◆ DIRECTION
Type out every line below exactly as it reads.

◆ SOURCE MATERIAL
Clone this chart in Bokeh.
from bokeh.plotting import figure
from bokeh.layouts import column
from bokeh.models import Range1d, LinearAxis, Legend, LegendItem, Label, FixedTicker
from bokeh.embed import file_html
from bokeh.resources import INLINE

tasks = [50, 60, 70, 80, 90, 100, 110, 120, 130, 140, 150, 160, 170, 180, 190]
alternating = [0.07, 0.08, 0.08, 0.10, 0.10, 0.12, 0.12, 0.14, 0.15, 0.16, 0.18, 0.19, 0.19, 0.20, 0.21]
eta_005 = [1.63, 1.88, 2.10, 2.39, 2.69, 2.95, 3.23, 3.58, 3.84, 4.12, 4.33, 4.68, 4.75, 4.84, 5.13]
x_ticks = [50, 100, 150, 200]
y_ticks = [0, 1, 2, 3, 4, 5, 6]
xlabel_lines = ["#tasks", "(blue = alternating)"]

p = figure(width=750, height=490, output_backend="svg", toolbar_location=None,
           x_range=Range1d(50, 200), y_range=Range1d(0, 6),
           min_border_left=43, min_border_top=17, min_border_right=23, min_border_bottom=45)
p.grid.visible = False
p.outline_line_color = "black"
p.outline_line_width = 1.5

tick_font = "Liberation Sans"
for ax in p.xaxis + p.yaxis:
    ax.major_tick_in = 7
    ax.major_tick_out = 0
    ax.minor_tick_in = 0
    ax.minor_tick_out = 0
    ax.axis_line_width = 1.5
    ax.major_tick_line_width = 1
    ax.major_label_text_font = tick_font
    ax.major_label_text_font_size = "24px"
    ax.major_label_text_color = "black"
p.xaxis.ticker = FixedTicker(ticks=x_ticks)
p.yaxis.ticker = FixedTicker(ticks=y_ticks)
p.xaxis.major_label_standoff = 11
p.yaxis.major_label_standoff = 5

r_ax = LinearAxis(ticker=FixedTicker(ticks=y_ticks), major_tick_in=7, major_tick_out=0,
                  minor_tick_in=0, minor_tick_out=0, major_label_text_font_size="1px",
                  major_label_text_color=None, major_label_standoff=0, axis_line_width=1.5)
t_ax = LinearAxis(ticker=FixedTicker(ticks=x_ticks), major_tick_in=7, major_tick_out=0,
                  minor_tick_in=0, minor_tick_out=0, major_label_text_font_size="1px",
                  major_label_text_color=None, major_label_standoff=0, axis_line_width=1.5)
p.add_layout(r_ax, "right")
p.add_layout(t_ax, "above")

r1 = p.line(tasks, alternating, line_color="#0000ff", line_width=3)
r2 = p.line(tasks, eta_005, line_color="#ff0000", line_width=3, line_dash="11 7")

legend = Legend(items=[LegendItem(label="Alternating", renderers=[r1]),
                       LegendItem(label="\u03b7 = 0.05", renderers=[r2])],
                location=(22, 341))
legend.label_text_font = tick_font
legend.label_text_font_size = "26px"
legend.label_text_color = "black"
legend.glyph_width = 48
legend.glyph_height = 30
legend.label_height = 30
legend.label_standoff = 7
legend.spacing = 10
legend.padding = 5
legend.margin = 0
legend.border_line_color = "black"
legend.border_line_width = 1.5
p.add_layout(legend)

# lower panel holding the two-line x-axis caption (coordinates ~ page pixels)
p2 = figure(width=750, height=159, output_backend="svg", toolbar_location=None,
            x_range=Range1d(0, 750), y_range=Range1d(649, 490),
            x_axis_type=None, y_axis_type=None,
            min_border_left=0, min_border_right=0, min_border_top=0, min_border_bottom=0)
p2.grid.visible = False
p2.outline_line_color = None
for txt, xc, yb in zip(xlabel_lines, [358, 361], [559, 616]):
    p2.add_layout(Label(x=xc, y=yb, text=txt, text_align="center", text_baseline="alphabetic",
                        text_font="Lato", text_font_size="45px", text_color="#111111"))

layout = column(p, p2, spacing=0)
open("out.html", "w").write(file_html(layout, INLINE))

◆ EXERCISE RESPONSE
Clone this chart in Bokeh.
from bokeh.plotting import figure
from bokeh.layouts import column
from bokeh.models import Range1d, LinearAxis, Legend, LegendItem, Label, FixedTicker
from bokeh.embed import file_html
from bokeh.resources import INLINE

tasks = [50, 60, 70, 80, 90, 100, 110, 120, 130, 140, 150, 160, 170, 180, 190]
alternating = [0.07, 0.08, 0.08, 0.10, 0.10, 0.12, 0.12, 0.14, 0.15, 0.16, 0.18, 0.19, 0.19, 0.20, 0.21]
eta_005 = [1.63, 1.88, 2.10, 2.39, 2.69, 2.95, 3.23, 3.58, 3.84, 4.12, 4.33, 4.68, 4.75, 4.84, 5.13]
x_ticks = [50, 100, 150, 200]
y_ticks = [0, 1, 2, 3, 4, 5, 6]
xlabel_lines = ["#tasks", "(blue = alternating)"]

p = figure(width=750, height=490, output_backend="svg", toolbar_location=None,
           x_range=Range1d(50, 200), y_range=Range1d(0, 6),
           min_border_left=43, min_border_top=17, min_border_right=23, min_border_bottom=45)
p.grid.visible = False
p.outline_line_color = "black"
p.outline_line_width = 1.5

tick_font = "Liberation Sans"
for ax in p.xaxis + p.yaxis:
    ax.major_tick_in = 7
    ax.major_tick_out = 0
    ax.minor_tick_in = 0
    ax.minor_tick_out = 0
    ax.axis_line_width = 1.5
    ax.major_tick_line_width = 1
    ax.major_label_text_font = tick_font
    ax.major_label_text_font_size = "24px"
    ax.major_label_text_color = "black"
p.xaxis.ticker = FixedTicker(ticks=x_ticks)
p.yaxis.ticker = FixedTicker(ticks=y_ticks)
p.xaxis.major_label_standoff = 11
p.yaxis.major_label_standoff = 5

r_ax = LinearAxis(ticker=FixedTicker(ticks=y_ticks), major_tick_in=7, major_tick_out=0,
                  minor_tick_in=0, minor_tick_out=0, major_label_text_font_size="1px",
                  major_label_text_color=None, major_label_standoff=0, axis_line_width=1.5)
t_ax = LinearAxis(ticker=FixedTicker(ticks=x_ticks), major_tick_in=7, major_tick_out=0,
                  minor_tick_in=0, minor_tick_out=0, major_label_text_font_size="1px",
                  major_label_text_color=None, major_label_standoff=0, axis_line_width=1.5)
p.add_layout(r_ax, "right")
p.add_layout(t_ax, "above")

r1 = p.line(tasks, alternating, line_color="#0000ff", line_width=3)
r2 = p.line(tasks, eta_005, line_color="#ff0000", line_width=3, line_dash="11 7")

legend = Legend(items=[LegendItem(label="Alternating", renderers=[r1]),
                       LegendItem(label="\u03b7 = 0.05", renderers=[r2])],
                location=(22, 341))
legend.label_text_font = tick_font
legend.label_text_font_size = "26px"
legend.label_text_color = "black"
legend.glyph_width = 48
legend.glyph_height = 30
legend.label_height = 30
legend.label_standoff = 7
legend.spacing = 10
legend.padding = 5
legend.margin = 0
legend.border_line_color = "black"
legend.border_line_width = 1.5
p.add_layout(legend)

# lower panel holding the two-line x-axis caption (coordinates ~ page pixels)
p2 = figure(width=750, height=159, output_backend="svg", toolbar_location=None,
            x_range=Range1d(0, 750), y_range=Range1d(649, 490),
            x_axis_type=None, y_axis_type=None,
            min_border_left=0, min_border_right=0, min_border_top=0, min_border_bottom=0)
p2.grid.visible = False
p2.outline_line_color = None
for txt, xc, yb in zip(xlabel_lines, [358, 361], [559, 616]):
    p2.add_layout(Label(x=xc, y=yb, text=txt, text_align="center", text_baseline="alphabetic",
                        text_font="Lato", text_font_size="45px", text_color="#111111"))

layout = column(p, p2, spacing=0)
open("out.html", "w").write(file_html(layout, INLINE))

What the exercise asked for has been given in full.